TIA Article

Few Words on Market – 081117 


The Japan’s economy has been officially declared in recession, this is the news which has just arrived as I write these lines. The news comes soon after the completion of G20 meet. Many things have been discussed at the meeting as per the reports but there is no fast food for combating this crisis the world is facing. Many suggestions have been made, countries like India have also advised the reconstitution of IMF’s policies so as to focus on developing nations as well. The meeting though broadly satisfactory could not evolve any immediate solution which could be injected into the system. There would have been few solutions discussed like devaluing the currencies and inflating the asset prices, the whitepaper of action plans have to be released yet, but the moves would still take many months to show results.


The G20 has failed to cheer the stock market as no concrete measures have been taken except the statements which we hear every now and then. The Govt. at present along with various  financial moves should also act in a way which builds up the sentiments of the people in the country. The RBI has cut various rates in last 60 days but in reality not much money has been borrowed, the actual lending rates are still high or banks are very stringent in evaluating loan applications. The PM has already hinted at softer lending regime and it is appropriate time now to cut lending rates atleast by 200 basis points which could revive the sentiments in a large way.


The elections are underway in six states and they are considered as the semi finals to the general elections which may arrive anytime between Feb’09 and Apr’09. The results would be declared on 8/Dec/08 and expect great amount of political activity in alliance formations as the regional parties would tend to incline towards the winners in semi finals. The fight is directly between BJP and the Congress. The so called third front is still faceless and that is good news for the markets as the party which recently left the UPA is still dwindling.


The fiscal deficit on India is alarming. This will only lead to lower ratings of the sovereign nation. The tax collections in the year end are now estimated to miss the targets with wide margin and that has already alarmed the Govt. The job cuts being heard would pressure the tax collections and also expect many employees including the CEO’s to miss their bonusses this year.


The India story is still intact, yes we have to agree that there is definite slowdown and we may not see 8% and above growth rates. The most pessimistic expectation of many is still between 6.5% and 7% which in itself would out beat most of the countries in the world. The China might loose its sheen to India sooner than expectations. As a exporter of cheap goods to developed nations China can’t continue competing with exporter of Services like India.


SEBI and associations like TIA are doing good job in spreading awareness among investing public. More stress now has to be given on bringing in new and first time investors to markets which would pave a way to more savings flowing in.It is better we rely on local money rather than foreign money in future.

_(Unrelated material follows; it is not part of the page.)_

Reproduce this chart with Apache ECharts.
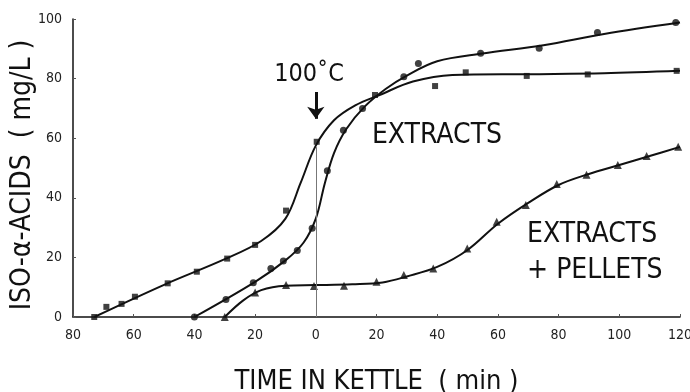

The interest rate scenario has clearly peaked out. Investors should act wise now and use the opportunity to invest their debt portfolio into bank FD’s and instruments related to bank FD’s for safe and high returns. Tying up long term savings in these instruments would outperform other short term debt instruments as the interest rates may anytime decline.


Do not expect any big rally from Sensex atleast till a new Govt. is installed at the centre. Expect the Sensex to trade in wide range say between 8000 – 12000 and Nifty between 2500 – 3300. Nifty if selling persists we can test even 2040 – 1800 though way below actual fundamentals.


Disclosure:- It is safe to assume that the author may have interest in the sectors recommended in this news letter. Seeking personal advice from your Financial Advisor is recommended before acting on any of the substance given herein. The numbers, figures, etc., presented may have been taken from various sources.